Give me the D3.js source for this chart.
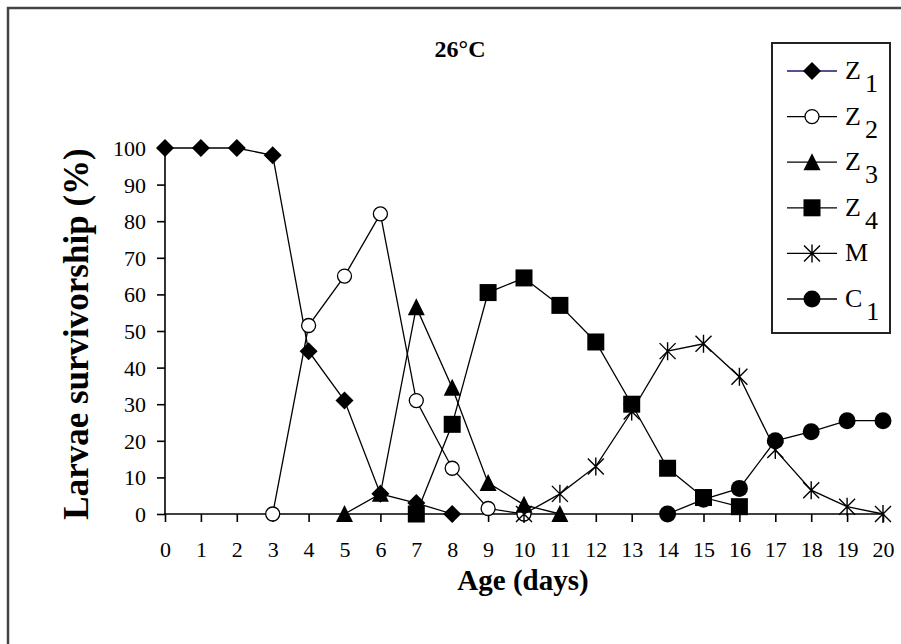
<!DOCTYPE html>
<html>
<head>
<meta charset="utf-8">
<script src="https://cdn.jsdelivr.net/npm/d3@7/dist/d3.min.js"></script>
<style>
  html, body { margin: 0; padding: 0; background: #fff; }
  svg { display: block; }
  text { font-family: "Liberation Serif", "Times New Roman", serif; fill: #000; }
</style>
</head>
<body>
<svg id="chart" width="901" height="644"></svg>
<script>
// Larval stage survivorship (%) by age in days, reared at 26°C
const ageTicks = [0, 1, 2, 3, 4, 5, 6, 7, 8, 9, 10, 11, 12, 13, 14, 15, 16, 17, 18, 19, 20];
const survivalTicks = [0, 10, 20, 30, 40, 50, 60, 70, 80, 90, 100];

const z1Days = [0, 1, 2, 3, 4, 5, 6, 7, 8];
const z1Values = [100, 100, 100, 98, 44.5, 31, 5.5, 3, 0];

const z2Days = [3, 4, 5, 6, 7, 8, 9, 10];
const z2Values = [0, 51.5, 65, 82, 31, 12.5, 1.5, 0];

const z3Days = [5, 6, 7, 8, 9, 10, 11];
const z3Values = [0, 5.5, 56.5, 34.5, 8.5, 2.5, 0];

const z4Days = [7, 8, 9, 10, 11, 12, 13, 14, 15, 16];
const z4Values = [0, 24.5, 60.5, 64.5, 57, 47, 30, 12.5, 4.5, 2];

const mDays = [10, 11, 12, 13, 14, 15, 16, 17, 18, 19, 20];
const mValues = [0, 5.5, 13, 28, 44.5, 46.5, 37.5, 17.5, 6.5, 2, 0];

const c1Days = [14, 15, 16, 17, 18, 19, 20];
const c1Values = [0, 4, 7, 20, 22.5, 25.5, 25.5];

const stageNames = ["Z", "Z", "Z", "Z", "M", "C"];
const stageSubs = ["1", "2", "3", "4", "", "1"];
const stageMarkers = ["diamond", "openCircle", "triangle", "square", "asterisk", "dot"];
const legendLineColors = ["#1a1a6e", "#000", "#000", "#000", "#000", "#000"];

const series = [
  { days: z1Days, values: z1Values },
  { days: z2Days, values: z2Values },
  { days: z3Days, values: z3Values },
  { days: z4Days, values: z4Values },
  { days: mDays, values: mValues },
  { days: c1Days, values: c1Values }
].map((s, i) => ({
  marker: stageMarkers[i],
  points: s.days.map((d, j) => ({ day: d, value: s.values[j] }))
}));

const svg = d3.select("#chart");
const plot = { left: 165, right: 883, top: 148, bottom: 514 };

const x = d3.scaleLinear().domain([0, 20]).range([plot.left, plot.right]);
const y = d3.scaleLinear().domain([0, 100]).range([plot.bottom, plot.top]);

// outer frame (clipped at the right and bottom edges)
svg.append("path")
  .attr("d", "M8,660V8H920")
  .attr("fill", "none")
  .attr("stroke", "#444")
  .attr("stroke-width", 2.5);

// title
svg.append("text")
  .attr("x", 460).attr("y", 57)
  .attr("text-anchor", "middle")
  .attr("font-weight", "bold")
  .attr("font-size", 24)
  .text("26°C");

// axes
const xAxis = d3.axisBottom(x).tickValues(ageTicks).tickFormat(d3.format("d"))
  .tickSize(8).tickPadding(26);
const yAxis = d3.axisLeft(y).tickValues(survivalTicks).tickFormat(d3.format("d"))
  .tickSize(8).tickPadding(11);

const gx = svg.append("g").attr("transform", `translate(0,${plot.bottom})`).call(xAxis);
const gy = svg.append("g").attr("transform", `translate(${plot.left},0)`).call(yAxis);

[gx, gy].forEach(g => {
  g.select(".domain").attr("stroke", "#000").attr("stroke-width", 1.6);
  g.selectAll(".tick line").attr("stroke", "#000").attr("stroke-width", 1.6);
  g.selectAll(".tick text")
    .attr("font-family", "'Liberation Serif', 'Times New Roman', serif")
    .attr("font-size", 22).attr("fill", "#000");
});
gx.select(".domain").attr("d", `M${plot.left},0H${plot.right}`);
gy.select(".domain").attr("d", `M0,${plot.bottom}V${plot.top}`);
gx.selectAll(".tick text").attr("dy", 0).attr("y", 43);
gy.selectAll(".tick text").attr("dy", "0.34em");

// axis titles
svg.append("text")
  .attr("transform", "translate(88,334) rotate(-90)")
  .attr("text-anchor", "middle")
  .attr("font-weight", "bold")
  .attr("font-size", 35)
  .text("Larvae survivorship (%)");

svg.append("text")
  .attr("x", 523).attr("y", 590)
  .attr("text-anchor", "middle")
  .attr("font-weight", "bold")
  .attr("font-size", 29)
  .text("Age (days)");

// marker shapes, centred on (0,0)
function drawMarker(g, kind) {
  if (kind === "diamond") {
    g.append("path").attr("d", "M0,-9L9,0L0,9L-9,0Z").attr("fill", "#000");
  } else if (kind === "openCircle") {
    g.append("circle").attr("r", 7).attr("fill", "#fff").attr("stroke", "#000").attr("stroke-width", 1.3);
  } else if (kind === "triangle") {
    g.append("path").attr("d", "M0,-9L8.5,8L-8.5,8Z").attr("fill", "#000");
  } else if (kind === "square") {
    g.append("rect").attr("x", -8.5).attr("y", -8.5).attr("width", 17).attr("height", 17).attr("fill", "#000");
  } else if (kind === "asterisk") {
    g.append("path").attr("d", "M-8,-8L8,8M-8,8L8,-8M0,-9V9")
      .attr("stroke", "#000").attr("stroke-width", 1.4).attr("fill", "none");
  } else if (kind === "dot") {
    g.append("circle").attr("r", 8.5).attr("fill", "#000");
  }
}

const line = d3.line().x(d => x(d.day)).y(d => y(d.value));

const seriesG = svg.selectAll("g.series").data(series).join("g").attr("class", "series");
seriesG.append("path")
  .attr("d", d => line(d.points))
  .attr("fill", "none")
  .attr("stroke", "#000")
  .attr("stroke-width", 1.3);

seriesG.each(function (s) {
  d3.select(this).selectAll("g.mk").data(s.points).join("g")
    .attr("class", "mk")
    .attr("transform", p => `translate(${x(p.day)},${y(p.value)})`)
    .each(function () { drawMarker(d3.select(this), s.marker); });
});

// legend
const legend = svg.append("g");
legend.append("rect")
  .attr("x", 772).attr("y", 43).attr("width", 118).attr("height", 290)
  .attr("fill", "#fff").attr("stroke", "#222").attr("stroke-width", 2);

stageNames.forEach((name, i) => {
  const cy = 71 + i * 45.6;
  const row = legend.append("g");
  row.append("line")
    .attr("x1", 787).attr("x2", 837).attr("y1", cy).attr("y2", cy)
    .attr("stroke", legendLineColors[i]).attr("stroke-width", 1.3);
  drawMarker(row.append("g").attr("transform", `translate(812,${cy})`), stageMarkers[i]);
  const t = row.append("text").attr("x", 845).attr("y", cy + 8).attr("font-size", 26);
  t.append("tspan").text(name);
  if (stageSubs[i]) {
    t.append("tspan").attr("dx", 4).attr("dy", 13).text(stageSubs[i]);
  }
});
</script>
</body>
</html>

### Your objective
Reproduce every line above as written, skipping pictures.

### Solved exercise
Give me the D3.js source for this chart.
<!DOCTYPE html>
<html>
<head>
<meta charset="utf-8">
<script src="https://cdn.jsdelivr.net/npm/d3@7/dist/d3.min.js"></script>
<style>
  html, body { margin: 0; padding: 0; background: #fff; }
  svg { display: block; }
  text { font-family: "Liberation Serif", "Times New Roman", serif; fill: #000; }
</style>
</head>
<body>
<svg id="chart" width="901" height="644"></svg>
<script>
// Larval stage survivorship (%) by age in days, reared at 26°C
const ageTicks = [0, 1, 2, 3, 4, 5, 6, 7, 8, 9, 10, 11, 12, 13, 14, 15, 16, 17, 18, 19, 20];
const survivalTicks = [0, 10, 20, 30, 40, 50, 60, 70, 80, 90, 100];

const z1Days = [0, 1, 2, 3, 4, 5, 6, 7, 8];
const z1Values = [100, 100, 100, 98, 44.5, 31, 5.5, 3, 0];

const z2Days = [3, 4, 5, 6, 7, 8, 9, 10];
const z2Values = [0, 51.5, 65, 82, 31, 12.5, 1.5, 0];

const z3Days = [5, 6, 7, 8, 9, 10, 11];
const z3Values = [0, 5.5, 56.5, 34.5, 8.5, 2.5, 0];

const z4Days = [7, 8, 9, 10, 11, 12, 13, 14, 15, 16];
const z4Values = [0, 24.5, 60.5, 64.5, 57, 47, 30, 12.5, 4.5, 2];

const mDays = [10, 11, 12, 13, 14, 15, 16, 17, 18, 19, 20];
const mValues = [0, 5.5, 13, 28, 44.5, 46.5, 37.5, 17.5, 6.5, 2, 0];

const c1Days = [14, 15, 16, 17, 18, 19, 20];
const c1Values = [0, 4, 7, 20, 22.5, 25.5, 25.5];

const stageNames = ["Z", "Z", "Z", "Z", "M", "C"];
const stageSubs = ["1", "2", "3", "4", "", "1"];
const stageMarkers = ["diamond", "openCircle", "triangle", "square", "asterisk", "dot"];
const legendLineColors = ["#1a1a6e", "#000", "#000", "#000", "#000", "#000"];

const series = [
  { days: z1Days, values: z1Values },
  { days: z2Days, values: z2Values },
  { days: z3Days, values: z3Values },
  { days: z4Days, values: z4Values },
  { days: mDays, values: mValues },
  { days: c1Days, values: c1Values }
].map((s, i) => ({
  marker: stageMarkers[i],
  points: s.days.map((d, j) => ({ day: d, value: s.values[j] }))
}));

const svg = d3.select("#chart");
const plot = { left: 165, right: 883, top: 148, bottom: 514 };

const x = d3.scaleLinear().domain([0, 20]).range([plot.left, plot.right]);
const y = d3.scaleLinear().domain([0, 100]).range([plot.bottom, plot.top]);

// outer frame (clipped at the right and bottom edges)
svg.append("path")
  .attr("d", "M8,660V8H920")
  .attr("fill", "none")
  .attr("stroke", "#444")
  .attr("stroke-width", 2.5);

// title
svg.append("text")
  .attr("x", 460).attr("y", 57)
  .attr("text-anchor", "middle")
  .attr("font-weight", "bold")
  .attr("font-size", 24)
  .text("26°C");

// axes
const xAxis = d3.axisBottom(x).tickValues(ageTicks).tickFormat(d3.format("d"))
  .tickSize(8).tickPadding(26);
const yAxis = d3.axisLeft(y).tickValues(survivalTicks).tickFormat(d3.format("d"))
  .tickSize(8).tickPadding(11);

const gx = svg.append("g").attr("transform", `translate(0,${plot.bottom})`).call(xAxis);
const gy = svg.append("g").attr("transform", `translate(${plot.left},0)`).call(yAxis);

[gx, gy].forEach(g => {
  g.select(".domain").attr("stroke", "#000").attr("stroke-width", 1.6);
  g.selectAll(".tick line").attr("stroke", "#000").attr("stroke-width", 1.6);
  g.selectAll(".tick text")
    .attr("font-family", "'Liberation Serif', 'Times New Roman', serif")
    .attr("font-size", 22).attr("fill", "#000");
});
gx.select(".domain").attr("d", `M${plot.left},0H${plot.right}`);
gy.select(".domain").attr("d", `M0,${plot.bottom}V${plot.top}`);
gx.selectAll(".tick text").attr("dy", 0).attr("y", 43);
gy.selectAll(".tick text").attr("dy", "0.34em");

// axis titles
svg.append("text")
  .attr("transform", "translate(88,334) rotate(-90)")
  .attr("text-anchor", "middle")
  .attr("font-weight", "bold")
  .attr("font-size", 35)
  .text("Larvae survivorship (%)");

svg.append("text")
  .attr("x", 523).attr("y", 590)
  .attr("text-anchor", "middle")
  .attr("font-weight", "bold")
  .attr("font-size", 29)
  .text("Age (days)");

// marker shapes, centred on (0,0)
function drawMarker(g, kind) {
  if (kind === "diamond") {
    g.append("path").attr("d", "M0,-9L9,0L0,9L-9,0Z").attr("fill", "#000");
  } else if (kind === "openCircle") {
    g.append("circle").attr("r", 7).attr("fill", "#fff").attr("stroke", "#000").attr("stroke-width", 1.3);
  } else if (kind === "triangle") {
    g.append("path").attr("d", "M0,-9L8.5,8L-8.5,8Z").attr("fill", "#000");
  } else if (kind === "square") {
    g.append("rect").attr("x", -8.5).attr("y", -8.5).attr("width", 17).attr("height", 17).attr("fill", "#000");
  } else if (kind === "asterisk") {
    g.append("path").attr("d", "M-8,-8L8,8M-8,8L8,-8M0,-9V9")
      .attr("stroke", "#000").attr("stroke-width", 1.4).attr("fill", "none");
  } else if (kind === "dot") {
    g.append("circle").attr("r", 8.5).attr("fill", "#000");
  }
}

const line = d3.line().x(d => x(d.day)).y(d => y(d.value));

const seriesG = svg.selectAll("g.series").data(series).join("g").attr("class", "series");
seriesG.append("path")
  .attr("d", d => line(d.points))
  .attr("fill", "none")
  .attr("stroke", "#000")
  .attr("stroke-width", 1.3);

seriesG.each(function (s) {
  d3.select(this).selectAll("g.mk").data(s.points).join("g")
    .attr("class", "mk")
    .attr("transform", p => `translate(${x(p.day)},${y(p.value)})`)
    .each(function () { drawMarker(d3.select(this), s.marker); });
});

// legend
const legend = svg.append("g");
legend.append("rect")
  .attr("x", 772).attr("y", 43).attr("width", 118).attr("height", 290)
  .attr("fill", "#fff").attr("stroke", "#222").attr("stroke-width", 2);

stageNames.forEach((name, i) => {
  const cy = 71 + i * 45.6;
  const row = legend.append("g");
  row.append("line")
    .attr("x1", 787).attr("x2", 837).attr("y1", cy).attr("y2", cy)
    .attr("stroke", legendLineColors[i]).attr("stroke-width", 1.3);
  drawMarker(row.append("g").attr("transform", `translate(812,${cy})`), stageMarkers[i]);
  const t = row.append("text").attr("x", 845).attr("y", cy + 8).attr("font-size", 26);
  t.append("tspan").text(name);
  if (stageSubs[i]) {
    t.append("tspan").attr("dx", 4).attr("dy", 13).text(stageSubs[i]);
  }
});
</script>
</body>
</html>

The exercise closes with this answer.